We don’t hurt strangers, we hurt those who are closest to us, especially our
wives.
Every time there is anger, harsh words, jealousy, offense,
bitterness or strife, we are demonstrating that we are much less mature than we
think we are. We are also demonstrating that we don’t love the other person, we
only love what they can do for us. Our love is often a totally self-centered
love.
I realize that not everyone who reads this blog is a
Christian, but I need to speak directly to the Christian men for a moment. Marriage
is the greatest test of our Christianity that we will ever encounter. We all
have the capability to “act” Christian in public, especially in the church, but
that doesn’t mean that we have the character of Christ in us. The true test of
our Christianity isn’t how we live in the church, but how we live at home.
True Christian maturity isn’t about being able to lay hands
on the sick and see them recover. It isn’t even raising the dead. True
Christian maturity is manifesting the character of Christ, each and every day
of our lives. If you can’t manifest Christ-likeness to your wife, as we have
been commanded to do (Eph 5:25), then you aren’t mature yet.
Ninety-nine percent of marriage problems in Christian
marriages are only a lack of demonstrating Christ’s character. If you and your
wife are having problems, then neither of you is acting as Christ would want
you to act. Now, don’t throw the blame on her, I said, “neither of you.” You deal
with you, and let God deal with her. In fact, if you want God to deal with her,
then model Christ-likeness before her. That’s the best thing you can do to help
her become more like Christ.
One of the greatest secrets I have learned about marriage
counseling is to not talk to people about their problems. That’s right, when
people come to me to tell me about all their problems, I don’t listen to them.

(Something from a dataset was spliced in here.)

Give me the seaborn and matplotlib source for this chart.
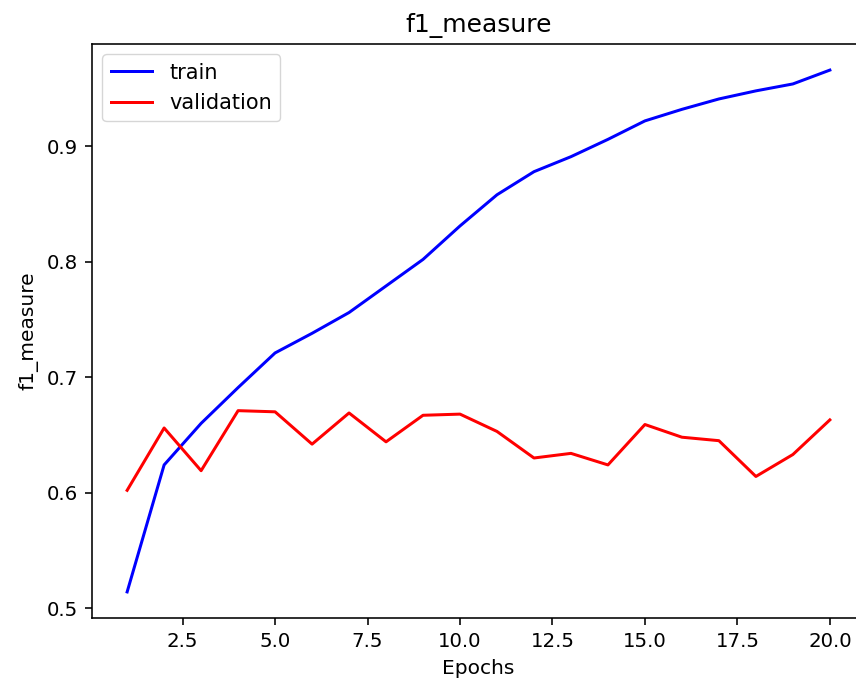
import matplotlib
matplotlib.use("Agg")
import matplotlib.pyplot as plt
import seaborn as sns
import pandas as pd

epochs = list(range(1, 21))
train = [0.514, 0.624, 0.660, 0.691, 0.721, 0.738, 0.756, 0.779, 0.802, 0.831,
         0.858, 0.878, 0.891, 0.906, 0.922, 0.932, 0.941, 0.948, 0.954, 0.966]
validation = [0.602, 0.656, 0.619, 0.671, 0.670, 0.642, 0.669, 0.644, 0.667, 0.668,
              0.653, 0.630, 0.634, 0.624, 0.659, 0.648, 0.645, 0.614, 0.633, 0.663]

df = pd.DataFrame({"Epochs": epochs * 2,
                   "f1_measure": train + validation,
                   "series": ["train"] * 20 + ["validation"] * 20})

s = 1.44
plt.rcParams.update({
    "xtick.major.size": 3.5 * s, "ytick.major.size": 3.5 * s,
    "xtick.major.width": 0.8 * s, "ytick.major.width": 0.8 * s,
    "axes.linewidth": 0.8 * s,
})

fig = plt.figure(figsize=(8.56, 6.83), dpi=100)
# axes extends slightly past the right edge (reference is cropped there)
ax = fig.add_axes([92 / 856, 1 - 618 / 683, 773 / 856, 574 / 683])
sns.lineplot(data=df, x="Epochs", y="f1_measure", hue="series",
             palette={"train": "blue", "validation": "red"}, ax=ax, linewidth=1.5 * s)
ax.set_title("f1_measure", fontsize=18, pad=6 * s)
ax.set_xlabel("Epochs", fontsize=14.5, labelpad=4 * s)
ax.set_ylabel("f1_measure", fontsize=14.5, labelpad=4 * s)
ax.tick_params(labelsize=14.2, pad=3.5 * s)
ax.set_yticks([0.5, 0.6, 0.7, 0.8, 0.9])
ax.legend(title=None, loc="upper left", fontsize=15)
fig.savefig("out.png", dpi=100)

Who needs to listen to hour after hour of people complaining about each other
and finger pointing? How is that going to help them? I’ll tell you how… it’s
not.
Instead, what I try and do with couples is to “jump over
their problems” and deal with the character issues which are causing them. That
way, instead of having to work through each and every problem, with me acting
as a referee, we can deal with the attitudes of their hearts, develop their
character and bring them to true maturity. Then, and only then, do we see true
results. Not only true results, but amazing, life-changing ones.
So, what type of character are you showing to your wife? Are
you showing Christ’s character… or is it something that you’d rather not talk
about? If it’s not the character of Christ, it’s time for you to change.